"Melodys Baby" im Kino Eine Obdachlose wird zur Leihmutter

Düsseldorf · In der ersten Szene kauert Melody zusammengekrümmt auf einem blutroten Sofa, schmal und fast nackt und sehr verletzlich. Danach wird man die spröde junge Frau immer wieder in Belgien durch Straßenschluchten, dunkle Hausruinen und grelle Klinikflure laufen sehen, allein, schutzlos der Welt ausgesetzt.

"Melodys Baby": Eine Obdachlose wird zur Leihmutter
Foto: dpa

Melody ist obdachlos und würde für Geld eine Niere verkaufen, wie sie einer Freundin gesteht. Stattdessen schaltet sie eine Leihmutterschaftsanzeige im Internet. Es meldet sich Emily, jenseits der Vierzig, Single und beruflich erfolgreich. Der Deal ist schnell und sachlich geschlossen, das anonym befruchtete Ei kommt aus Amerika, eingesetzt wird es in der Ukraine. Erst als Emilys Baby in Melodys Bauch ist, erfahren die beiden den wahren Grund der anderen.

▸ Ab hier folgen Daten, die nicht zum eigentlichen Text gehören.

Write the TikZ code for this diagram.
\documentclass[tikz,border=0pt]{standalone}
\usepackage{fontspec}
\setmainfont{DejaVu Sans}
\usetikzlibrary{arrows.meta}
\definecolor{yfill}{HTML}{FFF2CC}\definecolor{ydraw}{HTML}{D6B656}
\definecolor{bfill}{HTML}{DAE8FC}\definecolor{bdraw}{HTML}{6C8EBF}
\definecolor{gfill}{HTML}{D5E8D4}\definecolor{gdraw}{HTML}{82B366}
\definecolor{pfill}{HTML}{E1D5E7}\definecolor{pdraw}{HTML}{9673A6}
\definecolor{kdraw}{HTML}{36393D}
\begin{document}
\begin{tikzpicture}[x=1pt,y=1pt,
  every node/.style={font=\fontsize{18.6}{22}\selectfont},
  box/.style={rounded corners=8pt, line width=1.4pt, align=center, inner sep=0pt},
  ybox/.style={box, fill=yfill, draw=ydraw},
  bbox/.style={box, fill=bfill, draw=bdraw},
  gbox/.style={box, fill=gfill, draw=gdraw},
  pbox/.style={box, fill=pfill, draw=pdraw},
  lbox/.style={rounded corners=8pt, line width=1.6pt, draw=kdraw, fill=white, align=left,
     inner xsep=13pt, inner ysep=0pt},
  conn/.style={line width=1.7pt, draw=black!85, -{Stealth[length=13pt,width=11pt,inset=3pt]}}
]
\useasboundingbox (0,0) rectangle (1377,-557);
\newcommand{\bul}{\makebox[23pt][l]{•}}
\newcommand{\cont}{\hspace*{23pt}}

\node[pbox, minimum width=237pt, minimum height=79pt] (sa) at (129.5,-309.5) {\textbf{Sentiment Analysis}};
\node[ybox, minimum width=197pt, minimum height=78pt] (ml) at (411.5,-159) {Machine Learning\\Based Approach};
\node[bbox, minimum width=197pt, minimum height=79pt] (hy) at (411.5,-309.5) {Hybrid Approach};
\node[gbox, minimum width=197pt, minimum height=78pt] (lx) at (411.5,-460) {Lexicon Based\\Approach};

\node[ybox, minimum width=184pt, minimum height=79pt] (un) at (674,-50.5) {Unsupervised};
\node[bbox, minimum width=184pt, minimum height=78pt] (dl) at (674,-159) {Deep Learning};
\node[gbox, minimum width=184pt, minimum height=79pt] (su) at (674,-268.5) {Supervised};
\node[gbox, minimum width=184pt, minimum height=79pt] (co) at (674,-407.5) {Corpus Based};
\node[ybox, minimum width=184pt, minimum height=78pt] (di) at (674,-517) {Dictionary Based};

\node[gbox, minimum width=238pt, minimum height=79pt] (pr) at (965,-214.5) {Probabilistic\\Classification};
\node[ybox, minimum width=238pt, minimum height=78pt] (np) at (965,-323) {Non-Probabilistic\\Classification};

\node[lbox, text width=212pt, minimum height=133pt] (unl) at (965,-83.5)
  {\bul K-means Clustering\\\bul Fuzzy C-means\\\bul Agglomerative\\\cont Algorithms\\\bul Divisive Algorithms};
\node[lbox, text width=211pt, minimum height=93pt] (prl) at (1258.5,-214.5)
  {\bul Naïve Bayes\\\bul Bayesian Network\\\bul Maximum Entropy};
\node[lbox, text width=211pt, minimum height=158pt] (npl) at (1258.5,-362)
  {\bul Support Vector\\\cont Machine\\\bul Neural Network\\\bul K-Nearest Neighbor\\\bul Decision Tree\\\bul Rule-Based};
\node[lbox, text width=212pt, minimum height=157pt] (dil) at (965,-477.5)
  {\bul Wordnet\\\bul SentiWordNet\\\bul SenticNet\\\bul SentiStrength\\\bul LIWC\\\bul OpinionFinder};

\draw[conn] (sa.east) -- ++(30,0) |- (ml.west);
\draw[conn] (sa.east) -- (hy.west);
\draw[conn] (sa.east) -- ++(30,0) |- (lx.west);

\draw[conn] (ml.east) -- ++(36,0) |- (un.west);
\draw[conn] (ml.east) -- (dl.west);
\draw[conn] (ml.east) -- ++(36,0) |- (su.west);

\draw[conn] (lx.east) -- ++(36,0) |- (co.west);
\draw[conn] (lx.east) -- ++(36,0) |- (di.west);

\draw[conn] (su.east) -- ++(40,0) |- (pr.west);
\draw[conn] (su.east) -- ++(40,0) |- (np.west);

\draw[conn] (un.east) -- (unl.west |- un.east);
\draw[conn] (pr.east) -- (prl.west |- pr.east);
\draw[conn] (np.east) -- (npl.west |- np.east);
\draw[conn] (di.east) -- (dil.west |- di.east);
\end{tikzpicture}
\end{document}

Mit seinem stillen Drama "Melodys Baby" will der belgische Regisseur Bernard Bellefroid weder eine sozialpolitische noch eine medizinische Botschaft verkünden. Ruhig und besonnen erzählt er vielmehr von Verantwortung und der Sehnsucht nach Geborgenheit. Und von Müttern und Kindern, in mehr als einer Beziehung.

Seine Heldinnen sind verlorene Seelen: Melody (Lucie Debay) wurde am Tag ihrer Geburt weggegeben und ist traumatisiert. Emily (Rachael Blake) kann nach einer Krebstherapie keine Kinder mehr bekommen. So kommt es, dass Melody sich in Emilys Haus einnistet und mit ihr eine vorsichtige Mutter-Tochter-Beziehung eingeht. Eine Situation, die umso bizarrer wird, je mehr Melodys Bauch und mit ihm Gefühle für das Ungeborene wachsen. Doch das steht nicht im Vertrag. Die Frauen beginnen miteinander zu ringen, denn beide werden Mutter. Und beide auch wieder nicht.

Bellefroid, der 2006 mit der Ruanda-Doku "Gacaca" international bekannt wurde, spart im Drehbuch streng an Worten, nicht aber an Gefühl. Die belgische Entdeckung Lucie Debay und die Australierin Rachael Blake hätten das intensive Kammerspiel vermutlich auch ganz ohne Dialog tragen können. Beim "Montreal World Film Festival" wurde beide gemeinsam mit dem Darstellerpreis ausgezeichnet. Die Art, wie die beherrschte Emily sich Halt suchend an ihrer Perücke festkrallt, der Nachdruck, mit dem Melody sie bei einer Ultraschalluntersuchung aus dem Zimmer schiebt, sprechen für sich.

Dazu komponiert Bellefroid im stimmigen Wechsel Bilder von Melodys trostloser Außenwelt und Emilys schicker, aber von Traurigkeit umwehter Wohnung, in der man sich ein Kind gar nicht vorstellen kann. Nach den neun Monaten wartet dann auch keine Familie auf Emily und Melody. Stattdessen rücken Ende und Neubeginn ganz nah zusammen.